--- Start Input rows ---

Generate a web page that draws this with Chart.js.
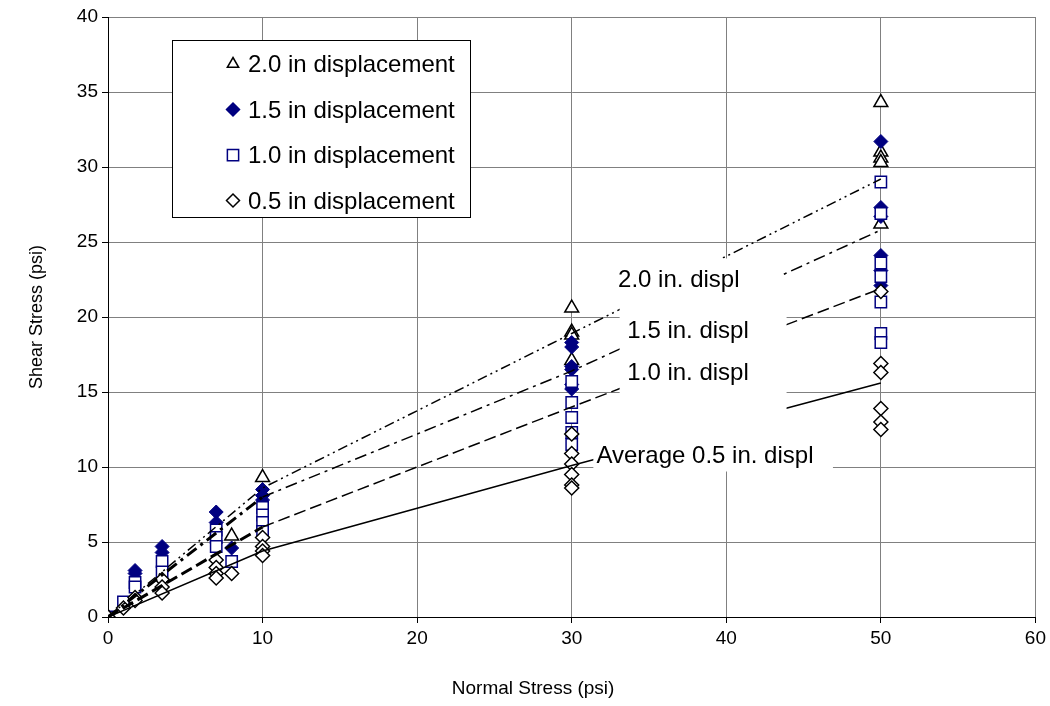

--- End Input rows ---
--- Start Input rows ---

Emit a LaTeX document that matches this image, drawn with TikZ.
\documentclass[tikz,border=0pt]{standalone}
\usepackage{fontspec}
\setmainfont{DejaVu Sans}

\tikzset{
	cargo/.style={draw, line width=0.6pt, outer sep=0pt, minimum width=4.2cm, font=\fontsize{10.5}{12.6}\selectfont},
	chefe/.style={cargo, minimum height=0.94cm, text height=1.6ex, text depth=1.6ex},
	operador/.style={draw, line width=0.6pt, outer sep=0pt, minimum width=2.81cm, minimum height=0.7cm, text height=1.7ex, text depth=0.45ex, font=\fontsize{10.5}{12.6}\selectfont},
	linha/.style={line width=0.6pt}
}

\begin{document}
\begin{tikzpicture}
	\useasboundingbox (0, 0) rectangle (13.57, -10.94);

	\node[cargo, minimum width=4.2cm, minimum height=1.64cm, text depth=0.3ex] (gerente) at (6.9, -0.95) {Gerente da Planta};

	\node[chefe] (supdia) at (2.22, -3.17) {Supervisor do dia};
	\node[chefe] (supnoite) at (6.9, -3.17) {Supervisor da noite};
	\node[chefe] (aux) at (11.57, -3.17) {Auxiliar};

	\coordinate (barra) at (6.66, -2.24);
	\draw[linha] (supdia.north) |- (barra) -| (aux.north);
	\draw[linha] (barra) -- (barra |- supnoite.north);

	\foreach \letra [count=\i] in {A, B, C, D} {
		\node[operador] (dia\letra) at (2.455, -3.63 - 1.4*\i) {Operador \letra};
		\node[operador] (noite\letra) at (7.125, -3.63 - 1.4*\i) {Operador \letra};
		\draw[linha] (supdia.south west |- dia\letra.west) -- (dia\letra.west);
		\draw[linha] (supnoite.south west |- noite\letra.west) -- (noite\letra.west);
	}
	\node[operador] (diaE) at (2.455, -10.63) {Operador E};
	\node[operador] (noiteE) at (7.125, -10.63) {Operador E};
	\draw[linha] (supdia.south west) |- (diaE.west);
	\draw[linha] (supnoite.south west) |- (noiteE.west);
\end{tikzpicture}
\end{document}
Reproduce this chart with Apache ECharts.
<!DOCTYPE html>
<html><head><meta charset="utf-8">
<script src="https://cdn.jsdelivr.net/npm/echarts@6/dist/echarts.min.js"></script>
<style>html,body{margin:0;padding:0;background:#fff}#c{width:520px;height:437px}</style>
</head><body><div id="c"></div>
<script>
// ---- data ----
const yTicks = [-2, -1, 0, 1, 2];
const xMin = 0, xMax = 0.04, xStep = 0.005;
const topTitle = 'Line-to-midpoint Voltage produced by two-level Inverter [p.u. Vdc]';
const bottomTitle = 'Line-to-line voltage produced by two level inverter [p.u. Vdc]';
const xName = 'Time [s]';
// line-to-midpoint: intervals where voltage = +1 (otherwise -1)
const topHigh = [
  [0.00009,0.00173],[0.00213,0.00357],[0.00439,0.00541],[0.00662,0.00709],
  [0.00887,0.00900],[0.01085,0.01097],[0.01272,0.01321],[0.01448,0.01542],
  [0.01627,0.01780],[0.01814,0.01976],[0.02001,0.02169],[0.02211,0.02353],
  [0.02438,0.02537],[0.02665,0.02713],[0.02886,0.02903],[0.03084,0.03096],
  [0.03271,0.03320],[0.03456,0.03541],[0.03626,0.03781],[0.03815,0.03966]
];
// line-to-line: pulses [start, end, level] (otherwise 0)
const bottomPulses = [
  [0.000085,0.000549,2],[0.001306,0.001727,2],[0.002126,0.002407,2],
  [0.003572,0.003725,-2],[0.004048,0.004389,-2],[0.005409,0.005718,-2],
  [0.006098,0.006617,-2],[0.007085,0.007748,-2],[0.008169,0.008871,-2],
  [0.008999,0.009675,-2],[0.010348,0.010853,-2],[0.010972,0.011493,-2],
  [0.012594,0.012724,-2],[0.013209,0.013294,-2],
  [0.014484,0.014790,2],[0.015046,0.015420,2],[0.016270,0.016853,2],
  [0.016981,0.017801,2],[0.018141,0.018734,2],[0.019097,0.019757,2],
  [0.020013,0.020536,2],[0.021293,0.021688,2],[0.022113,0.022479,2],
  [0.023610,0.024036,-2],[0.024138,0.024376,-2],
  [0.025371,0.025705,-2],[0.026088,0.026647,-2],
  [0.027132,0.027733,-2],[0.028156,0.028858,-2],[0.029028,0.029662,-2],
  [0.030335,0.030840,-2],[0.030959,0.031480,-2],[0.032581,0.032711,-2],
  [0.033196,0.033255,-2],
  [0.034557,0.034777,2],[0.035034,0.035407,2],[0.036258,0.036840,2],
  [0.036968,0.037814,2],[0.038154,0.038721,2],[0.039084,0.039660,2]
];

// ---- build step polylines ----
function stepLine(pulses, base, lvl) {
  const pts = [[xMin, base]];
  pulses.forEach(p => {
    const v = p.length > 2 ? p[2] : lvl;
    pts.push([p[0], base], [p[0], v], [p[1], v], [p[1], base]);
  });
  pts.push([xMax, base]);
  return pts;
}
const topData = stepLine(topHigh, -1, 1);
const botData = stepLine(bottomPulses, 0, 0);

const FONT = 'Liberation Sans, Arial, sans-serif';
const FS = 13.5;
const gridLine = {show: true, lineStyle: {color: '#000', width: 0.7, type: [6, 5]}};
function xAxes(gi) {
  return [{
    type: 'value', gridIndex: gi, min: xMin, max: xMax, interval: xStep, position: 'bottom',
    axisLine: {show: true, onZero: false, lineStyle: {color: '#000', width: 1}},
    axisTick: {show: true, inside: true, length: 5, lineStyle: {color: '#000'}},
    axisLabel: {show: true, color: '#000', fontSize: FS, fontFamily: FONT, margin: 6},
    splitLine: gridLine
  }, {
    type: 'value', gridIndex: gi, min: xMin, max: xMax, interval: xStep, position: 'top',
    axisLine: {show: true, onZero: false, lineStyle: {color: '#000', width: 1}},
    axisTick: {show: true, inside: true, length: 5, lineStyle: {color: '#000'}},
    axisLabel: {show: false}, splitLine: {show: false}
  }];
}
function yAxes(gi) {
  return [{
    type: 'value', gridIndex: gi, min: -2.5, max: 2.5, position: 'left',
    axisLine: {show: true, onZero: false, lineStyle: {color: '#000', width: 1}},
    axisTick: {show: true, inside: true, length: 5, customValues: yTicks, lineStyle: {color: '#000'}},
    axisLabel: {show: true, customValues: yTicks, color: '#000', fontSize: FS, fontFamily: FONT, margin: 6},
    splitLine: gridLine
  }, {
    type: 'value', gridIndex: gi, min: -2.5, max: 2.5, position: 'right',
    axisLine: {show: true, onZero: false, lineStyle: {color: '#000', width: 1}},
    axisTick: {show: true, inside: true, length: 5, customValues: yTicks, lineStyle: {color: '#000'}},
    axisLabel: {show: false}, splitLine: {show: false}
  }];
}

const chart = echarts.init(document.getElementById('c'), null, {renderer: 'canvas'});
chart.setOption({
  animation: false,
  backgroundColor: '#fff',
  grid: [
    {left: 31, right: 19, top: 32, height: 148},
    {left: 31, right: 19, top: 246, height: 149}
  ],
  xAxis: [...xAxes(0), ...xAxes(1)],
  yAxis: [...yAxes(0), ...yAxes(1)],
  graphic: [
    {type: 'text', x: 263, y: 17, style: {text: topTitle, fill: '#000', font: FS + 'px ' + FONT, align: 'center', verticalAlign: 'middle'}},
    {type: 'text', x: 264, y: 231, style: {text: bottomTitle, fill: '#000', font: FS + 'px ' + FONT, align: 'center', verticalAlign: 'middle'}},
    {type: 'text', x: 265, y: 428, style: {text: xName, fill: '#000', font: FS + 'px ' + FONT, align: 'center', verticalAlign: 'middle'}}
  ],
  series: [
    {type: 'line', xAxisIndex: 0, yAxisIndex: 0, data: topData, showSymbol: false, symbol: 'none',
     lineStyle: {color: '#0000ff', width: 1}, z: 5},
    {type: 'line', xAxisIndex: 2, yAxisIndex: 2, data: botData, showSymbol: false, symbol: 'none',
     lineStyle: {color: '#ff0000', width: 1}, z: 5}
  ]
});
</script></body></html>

--- End Input rows ---
--- Start Input rows ---

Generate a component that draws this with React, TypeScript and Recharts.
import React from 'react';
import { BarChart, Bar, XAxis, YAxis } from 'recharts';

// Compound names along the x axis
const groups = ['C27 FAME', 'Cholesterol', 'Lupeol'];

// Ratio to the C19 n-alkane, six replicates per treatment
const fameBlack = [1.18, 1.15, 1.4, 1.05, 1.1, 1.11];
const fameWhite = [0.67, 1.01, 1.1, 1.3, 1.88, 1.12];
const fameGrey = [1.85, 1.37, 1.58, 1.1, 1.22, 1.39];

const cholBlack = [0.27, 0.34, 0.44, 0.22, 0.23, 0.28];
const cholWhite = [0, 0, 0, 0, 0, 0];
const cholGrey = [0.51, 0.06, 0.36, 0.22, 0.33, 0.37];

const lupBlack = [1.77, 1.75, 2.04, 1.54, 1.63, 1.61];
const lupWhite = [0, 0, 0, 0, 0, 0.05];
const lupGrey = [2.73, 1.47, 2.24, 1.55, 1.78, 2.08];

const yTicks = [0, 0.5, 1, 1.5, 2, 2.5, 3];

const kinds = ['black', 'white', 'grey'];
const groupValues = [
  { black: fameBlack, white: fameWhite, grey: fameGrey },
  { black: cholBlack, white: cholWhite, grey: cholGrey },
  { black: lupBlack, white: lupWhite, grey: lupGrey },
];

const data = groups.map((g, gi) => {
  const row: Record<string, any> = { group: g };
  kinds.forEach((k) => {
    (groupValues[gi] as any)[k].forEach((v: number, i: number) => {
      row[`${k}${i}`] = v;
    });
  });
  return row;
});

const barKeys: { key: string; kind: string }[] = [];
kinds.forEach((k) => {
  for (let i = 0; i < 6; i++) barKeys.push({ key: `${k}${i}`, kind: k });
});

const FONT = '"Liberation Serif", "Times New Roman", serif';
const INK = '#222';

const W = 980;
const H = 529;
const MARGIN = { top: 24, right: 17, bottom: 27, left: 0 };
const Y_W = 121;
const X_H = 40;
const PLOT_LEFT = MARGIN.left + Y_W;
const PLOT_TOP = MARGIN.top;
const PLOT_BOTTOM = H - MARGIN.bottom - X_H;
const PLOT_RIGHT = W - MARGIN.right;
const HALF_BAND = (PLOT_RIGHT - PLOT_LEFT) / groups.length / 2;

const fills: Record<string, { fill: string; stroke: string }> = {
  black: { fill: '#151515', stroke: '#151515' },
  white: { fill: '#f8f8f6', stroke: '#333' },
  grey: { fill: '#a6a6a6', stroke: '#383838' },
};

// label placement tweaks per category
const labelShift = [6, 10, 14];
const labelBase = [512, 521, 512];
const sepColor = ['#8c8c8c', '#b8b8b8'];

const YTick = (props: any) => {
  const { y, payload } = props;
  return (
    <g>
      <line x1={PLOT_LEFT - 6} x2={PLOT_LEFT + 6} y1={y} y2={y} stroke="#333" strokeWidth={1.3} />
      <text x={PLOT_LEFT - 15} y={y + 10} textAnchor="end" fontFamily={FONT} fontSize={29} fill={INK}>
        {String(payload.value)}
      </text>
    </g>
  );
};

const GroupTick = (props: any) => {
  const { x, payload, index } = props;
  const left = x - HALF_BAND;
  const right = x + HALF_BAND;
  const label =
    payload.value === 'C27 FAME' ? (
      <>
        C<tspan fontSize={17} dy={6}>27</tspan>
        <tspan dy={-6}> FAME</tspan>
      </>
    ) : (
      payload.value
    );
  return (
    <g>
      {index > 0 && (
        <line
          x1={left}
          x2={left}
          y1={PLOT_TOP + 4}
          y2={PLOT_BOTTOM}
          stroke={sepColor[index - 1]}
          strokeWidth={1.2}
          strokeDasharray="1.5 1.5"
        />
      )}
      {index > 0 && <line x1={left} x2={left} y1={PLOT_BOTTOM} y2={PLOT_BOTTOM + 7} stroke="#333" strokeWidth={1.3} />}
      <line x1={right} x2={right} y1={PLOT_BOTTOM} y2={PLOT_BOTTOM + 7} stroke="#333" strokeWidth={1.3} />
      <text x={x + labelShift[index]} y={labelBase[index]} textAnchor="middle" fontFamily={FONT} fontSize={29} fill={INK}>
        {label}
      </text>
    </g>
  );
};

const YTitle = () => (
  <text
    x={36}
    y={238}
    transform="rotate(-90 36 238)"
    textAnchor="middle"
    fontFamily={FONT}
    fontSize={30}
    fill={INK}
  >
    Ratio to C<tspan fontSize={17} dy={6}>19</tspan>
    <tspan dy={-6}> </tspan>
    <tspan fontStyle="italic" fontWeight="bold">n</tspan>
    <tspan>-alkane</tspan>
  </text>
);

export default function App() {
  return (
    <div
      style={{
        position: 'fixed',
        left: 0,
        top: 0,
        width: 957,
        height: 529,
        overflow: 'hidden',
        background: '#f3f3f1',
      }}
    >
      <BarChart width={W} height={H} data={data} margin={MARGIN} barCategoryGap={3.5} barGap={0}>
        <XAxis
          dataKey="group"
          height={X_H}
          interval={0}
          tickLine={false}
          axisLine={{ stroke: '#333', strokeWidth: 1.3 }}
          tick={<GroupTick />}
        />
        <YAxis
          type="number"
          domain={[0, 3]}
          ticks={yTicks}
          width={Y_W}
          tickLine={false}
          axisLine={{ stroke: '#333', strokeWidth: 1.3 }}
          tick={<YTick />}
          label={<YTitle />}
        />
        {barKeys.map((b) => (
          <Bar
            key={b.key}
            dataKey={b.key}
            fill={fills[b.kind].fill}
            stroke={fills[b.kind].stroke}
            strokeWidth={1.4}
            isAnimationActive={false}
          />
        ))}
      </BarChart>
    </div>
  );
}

--- End Input rows ---

**Given task:**
Return the exact lines from the line with "Emit a LaTeX" to the line with "(barra |- supnoite.north);", inclusive of both, with nothing added.

**Result:**
Emit a LaTeX document that matches this image, drawn with TikZ.
\documentclass[tikz,border=0pt]{standalone}
\usepackage{fontspec}
\setmainfont{DejaVu Sans}

\tikzset{
	cargo/.style={draw, line width=0.6pt, outer sep=0pt, minimum width=4.2cm, font=\fontsize{10.5}{12.6}\selectfont},
	chefe/.style={cargo, minimum height=0.94cm, text height=1.6ex, text depth=1.6ex},
	operador/.style={draw, line width=0.6pt, outer sep=0pt, minimum width=2.81cm, minimum height=0.7cm, text height=1.7ex, text depth=0.45ex, font=\fontsize{10.5}{12.6}\selectfont},
	linha/.style={line width=0.6pt}
}

\begin{document}
\begin{tikzpicture}
	\useasboundingbox (0, 0) rectangle (13.57, -10.94);

	\node[cargo, minimum width=4.2cm, minimum height=1.64cm, text depth=0.3ex] (gerente) at (6.9, -0.95) {Gerente da Planta};

	\node[chefe] (supdia) at (2.22, -3.17) {Supervisor do dia};
	\node[chefe] (supnoite) at (6.9, -3.17) {Supervisor da noite};
	\node[chefe] (aux) at (11.57, -3.17) {Auxiliar};

	\coordinate (barra) at (6.66, -2.24);
	\draw[linha] (supdia.north) |- (barra) -| (aux.north);
	\draw[linha] (barra) -- (barra |- supnoite.north);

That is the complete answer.